__To do__
Everything from the opening line of the records below through the line with "const rightNames = ['Aug-03', 'Aug-04'];" must be duplicated exactly, pictures left out.

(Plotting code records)
━━━━━━━━━━━━━━━━━━━━

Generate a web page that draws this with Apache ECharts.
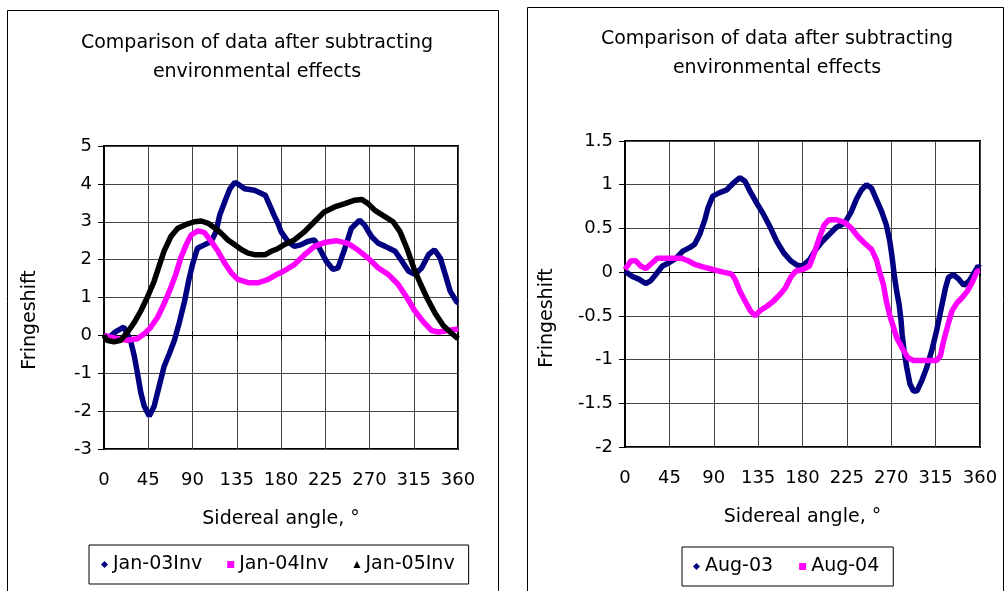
<!DOCTYPE html>
<html><head><meta charset="utf-8">
<script src="https://cdn.jsdelivr.net/npm/echarts@6/dist/echarts.min.js"></script>
<style>html,body{margin:0;padding:0;background:#fff}#c{width:1008px;height:591px}</style>
</head><body><div id="c"></div>
<script>
// ---- data (angle in degrees, fringeshift) ----
const xTickInterval = 45;
const leftY = {min: -3, max: 5, interval: 1};
const rightY = {min: -2, max: 1.5, interval: 0.5};
const leftNames = ['Jan-03Inv', 'Jan-04Inv', 'Jan-05Inv'];
const rightNames = ['Aug-03', 'Aug-04'];

const jan03 = [[0,0],[5,-0.05],[12,0.1],[20,0.22],[27,-0.13],[31,-0.57],[34,-1.0],[37.5,-1.52],[41,-1.87],[46,-2.13],[51,-1.87],[56,-1.35],[61,-0.83],[66.5,-0.48],[71.6,-0.13],[76.7,0.35],[82,0.91],[86,1.43],[90,1.87],[95,2.3],[102,2.39],[109,2.48],[114,2.74],[117.6,3.17],[122.7,3.52],[128,3.87],[133,4.04],[136,4.0],[143,3.87],[153,3.83],[164,3.7],[170,3.35],[173,3.17],[177,2.95],[180,2.74],[187,2.48],[193.6,2.35],[200,2.39],[207,2.48],[214,2.52],[219,2.3],[226,1.96],[233,1.74],[238,1.78],[245,2.3],[251.6,2.83],[260,3.04],[265,2.91],[272,2.61],[279,2.43],[286,2.35],[296,2.22],[303,1.96],[309.5,1.7],[316,1.61],[323,1.78],[330,2.13],[336,2.26],[342,2.04],[347,1.61],[352,1.17],[359,0.87],[360,0.87]];
const jan04 = [[0,0],[7,-0.05],[13.6,-0.09],[24,-0.13],[34,-0.09],[41,0.04],[47.7,0.22],[54.5,0.48],[61,0.83],[68,1.26],[73,1.61],[78,2.04],[83.5,2.39],[88.6,2.65],[95.5,2.76],[102,2.72],[109,2.48],[116,2.22],[122.7,1.91],[129.5,1.65],[136,1.48],[146.6,1.39],[157,1.39],[167,1.48],[175,1.6],[183,1.7],[193.6,1.87],[204,2.13],[214,2.35],[224,2.45],[236,2.5],[248,2.43],[258,2.26],[268.6,2.04],[279,1.78],[289,1.61],[299,1.35],[308,1.0],[316,0.65],[325,0.35],[333,0.13],[340,0.09],[350,0.13],[360,0.17]];
const jan05 = [[0,0],[3,-0.13],[10,-0.17],[17,-0.13],[24,0.09],[31,0.35],[37.5,0.65],[44,1.0],[51,1.43],[56,1.83],[61,2.22],[68,2.61],[75,2.83],[83.5,2.93],[92,3.0],[99,3.02],[106,2.96],[113,2.83],[119,2.7],[126,2.52],[133,2.39],[140,2.26],[146.6,2.17],[153,2.13],[164,2.13],[170,2.22],[176,2.28],[183,2.39],[193.6,2.52],[204,2.74],[214,3.0],[224,3.26],[234.5,3.39],[245,3.48],[255,3.57],[262,3.59],[268.6,3.48],[275.5,3.3],[286,3.13],[294,3.0],[301,2.74],[308,2.3],[315,1.78],[322,1.35],[329,0.96],[337,0.57],[345,0.26],[352,0.09],[360,-0.09]];
const aug03 = [[0,0.01],[7.5,-0.05],[14,-0.08],[21,-0.13],[26,-0.10],[31,-0.03],[38,0.07],[45,0.11],[52,0.16],[58.6,0.24],[65.5,0.28],[70.6,0.32],[75.7,0.43],[81,0.6],[84,0.73],[89,0.87],[96,0.91],[103,0.94],[110,1.02],[116.6,1.08],[121.7,1.04],[127,0.92],[133.6,0.79],[140.5,0.66],[147,0.52],[154,0.35],[161,0.22],[168,0.13],[174.5,0.08],[180,0.07],[187,0.14],[193.6,0.26],[200,0.35],[207,0.43],[214,0.51],[222.6,0.56],[229,0.68],[234.5,0.83],[239.7,0.94],[245,1.0],[250,0.96],[255,0.83],[260,0.7],[265,0.54],[268.6,0.35],[271,0.16],[273,-0.03],[275.5,-0.22],[278,-0.37],[280,-0.56],[281,-0.71],[283,-0.9],[285.7,-1.09],[289,-1.28],[292.5,-1.36],[296,-1.36],[301,-1.24],[306,-1.09],[311,-0.9],[316,-0.67],[321.5,-0.37],[325,-0.18],[328,-0.06],[333,-0.03],[338.5,-0.08],[343.6,-0.15],[349,-0.10],[354,-0.01],[358,0.07],[360,0.05]];
const aug04 = [[0,0.03],[6,0.13],[11,0.13],[16,0.07],[21,0.04],[26,0.09],[33,0.16],[40,0.16],[48,0.16],[57,0.16],[64,0.13],[70.6,0.09],[79,0.06],[89,0.03],[99.5,0.0],[108,-0.02],[111.5,-0.08],[116.6,-0.22],[121.7,-0.33],[127,-0.44],[132,-0.5],[137,-0.44],[144,-0.39],[150.7,-0.33],[157.5,-0.25],[162.6,-0.18],[168,-0.06],[173,0.01],[180,0.03],[187,0.07],[192,0.22],[197,0.39],[202,0.54],[207,0.6],[214,0.6],[222.6,0.57],[229,0.51],[236,0.41],[243,0.33],[250,0.26],[255,0.14],[258,0.01],[262,-0.14],[265,-0.33],[268.6,-0.5],[272,-0.62],[275.5,-0.75],[280.6,-0.86],[287,-0.98],[292.5,-1.01],[301,-1.01],[309.5,-1.01],[316,-1.01],[319.8,-0.96],[323,-0.79],[327.6,-0.6],[331.7,-0.44],[336.8,-0.35],[342,-0.29],[347,-0.22],[352,-0.12],[357,0.01],[360,0.02]];

const titleText = 'Comparison of data after subtracting\nenvironmental effects';
const xName = 'Sidereal angle, \u00b0';
const yName = 'Fringeshift';

// ---- styling ----
const FONT = 'DejaVu Sans';
const NAVY = '#000080', MAG = '#FF00FF', BLK = '#000000';
const GRIDC = '#444';

function xAxesFor(g, yIdx) {
  const base = {gridIndex: g, type: 'value', min: 0, max: 360, interval: xTickInterval};
  return [
    Object.assign({}, base, {
      position: 'bottom',
      axisLine: {show: false, onZero: false},
      axisTick: {show: false},
      axisLabel: {margin: 22, fontSize: 18, color: '#000', fontFamily: FONT},
      splitLine: {show: true, lineStyle: {color: GRIDC, width: 1}},
      name: xName, nameLocation: 'middle', nameGap: 61,
      nameTextStyle: {fontSize: 19, color: '#000', fontFamily: FONT}
    }),
    Object.assign({}, base, {
      position: 'bottom',
      axisLine: {show: true, onZero: true, onZeroAxisIndex: yIdx, lineStyle: {color: '#000', width: 1}},
      axisTick: {show: true, inside: false, length: 4, lineStyle: {color: '#000'}},
      axisLabel: {show: false}, splitLine: {show: false}
    }),
    Object.assign({}, base, {
      position: 'bottom',
      axisLine: {show: false, onZero: true, onZeroAxisIndex: yIdx},
      axisTick: {show: true, inside: true, length: 4, lineStyle: {color: '#000'}},
      axisLabel: {show: false}, splitLine: {show: false}
    })
  ];
}
function yAxisFor(g, r) {
  return {
    gridIndex: g, type: 'value', min: r.min, max: r.max, interval: r.interval,
    axisLine: {show: true, onZero: false, lineStyle: {color: '#000', width: 2}},
    axisTick: {show: true, inside: false, length: 6, lineStyle: {color: '#000'}},
    axisLabel: {margin: 12, fontSize: 18, color: '#000', fontFamily: FONT},
    splitLine: {show: true, lineStyle: {color: GRIDC, width: 1}}
  };
}
function lineSeries(name, data, color, symbol, xi, yi) {
  return {
    name, type: 'line', data, xAxisIndex: xi, yAxisIndex: yi,
    symbol, showSymbol: false, smooth: false,
    lineStyle: {color, width: 5.5}, itemStyle: {color},
    emphasis: {disabled: true}
  };
}

const chart = echarts.init(document.getElementById('c'), null, {renderer: 'canvas'});
chart.setOption({
  animation: false,
  backgroundColor: '#fff',
  graphic: [
    {type: 'rect', shape: {x: 7.5, y: 10.5, width: 491, height: 600}, style: {fill: null, stroke: '#000', lineWidth: 1}, z: -1, silent: true},
    {type: 'rect', shape: {x: 527.5, y: 7.5, width: 476, height: 600}, style: {fill: null, stroke: '#000', lineWidth: 1}, z: -1, silent: true},
    {type: 'text', x: 30, y: 320, rotation: Math.PI / 2, style: {text: yName, fontSize: 19, fontFamily: FONT, fill: '#000', align: 'center', verticalAlign: 'middle'}, silent: true},
    {type: 'text', x: 547, y: 318, rotation: Math.PI / 2, style: {text: yName, fontSize: 19, fontFamily: FONT, fill: '#000', align: 'center', verticalAlign: 'middle'}, silent: true}
  ],
  title: [
    {text: titleText, left: 257, top: 29, textAlign: 'center', padding: 0,
     textStyle: {fontSize: 19, fontWeight: 'normal', color: '#000', fontFamily: FONT, lineHeight: 29}},
    {text: titleText, left: 777, top: 25, textAlign: 'center', padding: 0,
     textStyle: {fontSize: 19, fontWeight: 'normal', color: '#000', fontFamily: FONT, lineHeight: 29}}
  ],
  legend: [
    {left: 89, top: 545, orient: 'horizontal', itemWidth: 7, itemHeight: 7, itemGap: 25,
     padding: [10, 14, 10, 12], borderColor: '#000', borderWidth: 1,
     data: [{name: leftNames[0], icon: 'diamond'}, {name: leftNames[1], icon: 'rect'}, {name: leftNames[2], icon: 'triangle'}],
     textStyle: {fontSize: 19, color: '#000', fontFamily: FONT}},
    {left: 682, top: 547, orient: 'horizontal', itemWidth: 7, itemHeight: 7, itemGap: 26,
     padding: [10, 14, 10, 11], borderColor: '#000', borderWidth: 1,
     data: [{name: rightNames[0], icon: 'diamond'}, {name: rightNames[1], icon: 'rect'}],
     textStyle: {fontSize: 19, color: '#000', fontFamily: FONT}}
  ],
  grid: [
    {left: 104, top: 146, width: 354, height: 303, show: true, borderColor: '#000', borderWidth: 2, backgroundColor: '#fff'},
    {left: 625, top: 141, width: 355, height: 306, show: true, borderColor: '#000', borderWidth: 2, backgroundColor: '#fff'}
  ],
  xAxis: xAxesFor(0, 0).concat(xAxesFor(1, 1)),
  yAxis: [yAxisFor(0, leftY), yAxisFor(1, rightY)],
  series: [
    lineSeries(leftNames[0], jan03, NAVY, 'diamond', 0, 0),
    lineSeries(leftNames[1], jan04, MAG, 'rect', 0, 0),
    lineSeries(leftNames[2], jan05, BLK, 'triangle', 0, 0),
    lineSeries(rightNames[0], aug03, NAVY, 'diamond', 3, 1),
    lineSeries(rightNames[1], aug04, MAG, 'rect', 3, 1)
  ]
});
</script>
</body></html>
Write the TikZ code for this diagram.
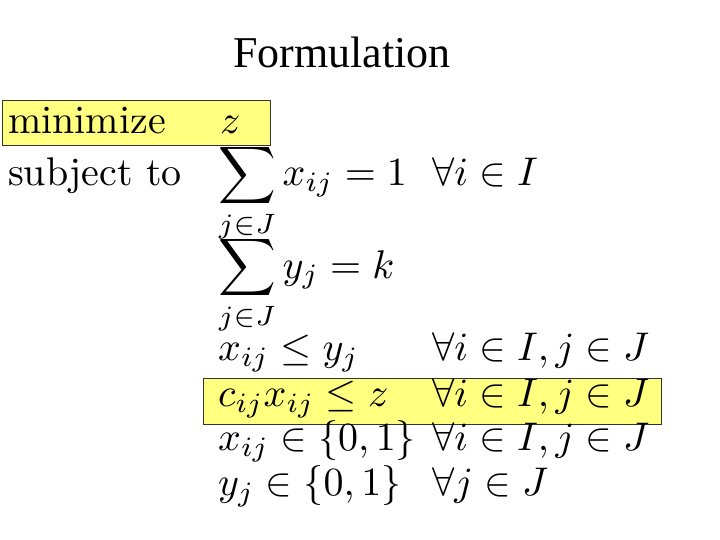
\documentclass[tikz,border=0pt]{standalone}
\usepackage{graphicx}
\usepackage{fontspec}
\newfontfamily\titlefont{Liberation Serif}
\definecolor{hl}{RGB}{255,255,128}
\newcommand{\bigtxt}[1]{\scalebox{4}{\normalsize #1}}
\begin{document}
\begin{tikzpicture}[x=1pt,y=-1pt,
  t/.style={anchor=base west,inner sep=0pt},
  box/.style={draw=black!80,fill=hl,line width=0.8pt}]
\useasboundingbox (0,0) rectangle (720,540);
\node[font=\titlefont\fontsize{44}{50}\selectfont] (title) at (342,52) {Formulation};
\fill[box] (2,100) rectangle (270,145);
\fill[box] (203,378) rectangle (661,424);
\node[t] (min) at (8,134) {\bigtxt{minimize}};
\node[t] (z) at (220,134) {\bigtxt{$z$}};
\node[t] (st) at (8,186) {\bigtxt{subject to}};
\node[t] (c1) at (218,186) {\bigtxt{$\displaystyle\sum_{j\in J} x_{ij}=1$}};
\node[t] (q1) at (432,186) {\bigtxt{$\forall i\in I$}};
\node[t] (c2) at (218,278) {\bigtxt{$\displaystyle\sum_{j\in J} y_{j}=k$}};
\node[t] (c3) at (218,360) {\bigtxt{$x_{ij}\le y_j$}};
\node[t] (q3) at (432,360) {\bigtxt{$\forall i\in I, j\in J$}};
\node[t] (c4) at (218,406) {\bigtxt{$c_{ij}x_{ij}\le z$}};
\node[t] (q4) at (432,406) {\bigtxt{$\forall i\in I, j\in J$}};
\node[t] (c5) at (218,450) {\bigtxt{$x_{ij}\in\{0,1\}$}};
\node[t] (q5) at (432,450) {\bigtxt{$\forall i\in I, j\in J$}};
\node[t] (c6) at (218,495) {\bigtxt{$y_{j}\in\{0,1\}$}};
\node[t] (q6) at (432,495) {\bigtxt{$\forall j\in J$}};
\end{tikzpicture}
\end{document}
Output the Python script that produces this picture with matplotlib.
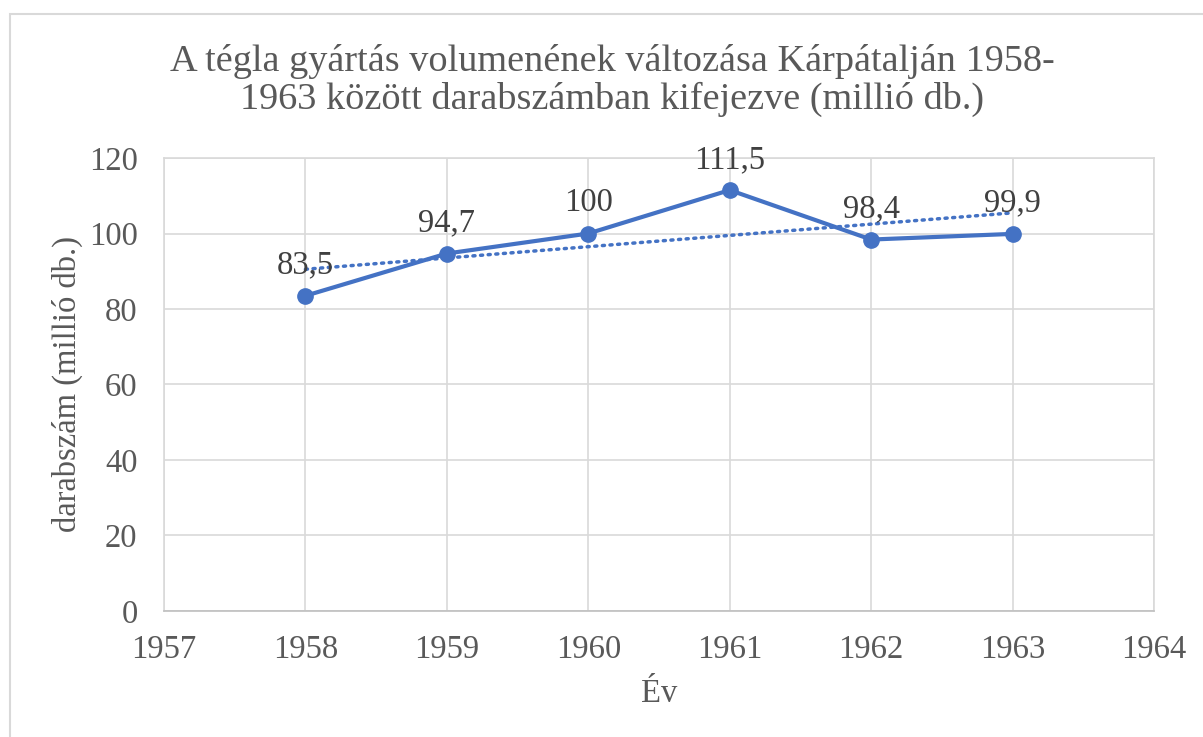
import matplotlib.pyplot as plt
import numpy as np
from matplotlib.patches import Rectangle

years = [1958, 1959, 1960, 1961, 1962, 1963]
values = [83.5, 94.7, 100, 111.5, 98.4, 99.9]
labels = ["83,5", "94,7", "100", "111,5", "98,4", "99,9"]

plt.rcParams['font.family'] = ['Liberation Serif', 'DejaVu Serif']

fig = plt.figure(figsize=(12.03, 7.37), dpi=100)
ax = fig.add_axes([0.1363, 0.171, 0.823, 0.6146])

blue = "#4472C4"
grey = "#595959"

# chart border
fig.patches.append(Rectangle((10 / 1203, -0.05), 1.2, 0.05 + 1 - 14 / 737,
                             transform=fig.transFigure, fill=False,
                             edgecolor="#D9D9D9", linewidth=1.5))

ax.plot(years, values, color=blue, linewidth=3, marker="o", markersize=11, zorder=3)

# linear trend line
coef = np.polyfit(years, values, 1)
trend = np.polyval(coef, years)
ax.plot(years, trend, color=blue, linewidth=2.5, linestyle=(0, (0.6, 1.6)),
        dash_capstyle="round", zorder=2)

for x, y, t in zip(years, values, labels):
    ax.annotate(t, (x, y), xytext=(0, 11), textcoords="offset points",
                ha="center", va="bottom", fontsize=23.5, color="#404040")

ax.set_xlim(1957, 1964)
ax.set_ylim(0, 120)
ax.set_xticks(range(1957, 1965))
ax.set_yticks(range(0, 121, 20))
ax.grid(True, color="#D9D9D9", linewidth=1.2)
ax.set_axisbelow(True)
for s in ax.spines.values():
    s.set_color("#D9D9D9")
    s.set_linewidth(1.2)
ax.spines["bottom"].set_color("#BFBFBF")
ax.tick_params(length=0, labelsize=23.5, labelcolor=grey)
ax.tick_params(axis="y", pad=19)
ax.tick_params(axis="x", pad=17)

ax.set_xlabel("Év", fontsize=23.5, color=grey, labelpad=10)
ax.set_ylabel("darabszám (millió db.)", fontsize=23.5, color=grey, labelpad=4)

fig.text(0.509, 0.891, "A tégla gyártás volumenének változása Kárpátalján 1958-\n"
         "1963 között darabszámban kifejezve (millió db.)",
         ha="center", va="center", fontsize=27.5, color=grey, linespacing=1.12)

fig.savefig("out.png", dpi=100)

━━━━━━━━━━━━━━━━━━━━

__Worked solution__
Generate a web page that draws this with Apache ECharts.
<!DOCTYPE html>
<html><head><meta charset="utf-8">
<script src="https://cdn.jsdelivr.net/npm/echarts@6/dist/echarts.min.js"></script>
<style>html,body{margin:0;padding:0;background:#fff}#c{width:1008px;height:591px}</style>
</head><body><div id="c"></div>
<script>
// ---- data (angle in degrees, fringeshift) ----
const xTickInterval = 45;
const leftY = {min: -3, max: 5, interval: 1};
const rightY = {min: -2, max: 1.5, interval: 0.5};
const leftNames = ['Jan-03Inv', 'Jan-04Inv', 'Jan-05Inv'];
const rightNames = ['Aug-03', 'Aug-04'];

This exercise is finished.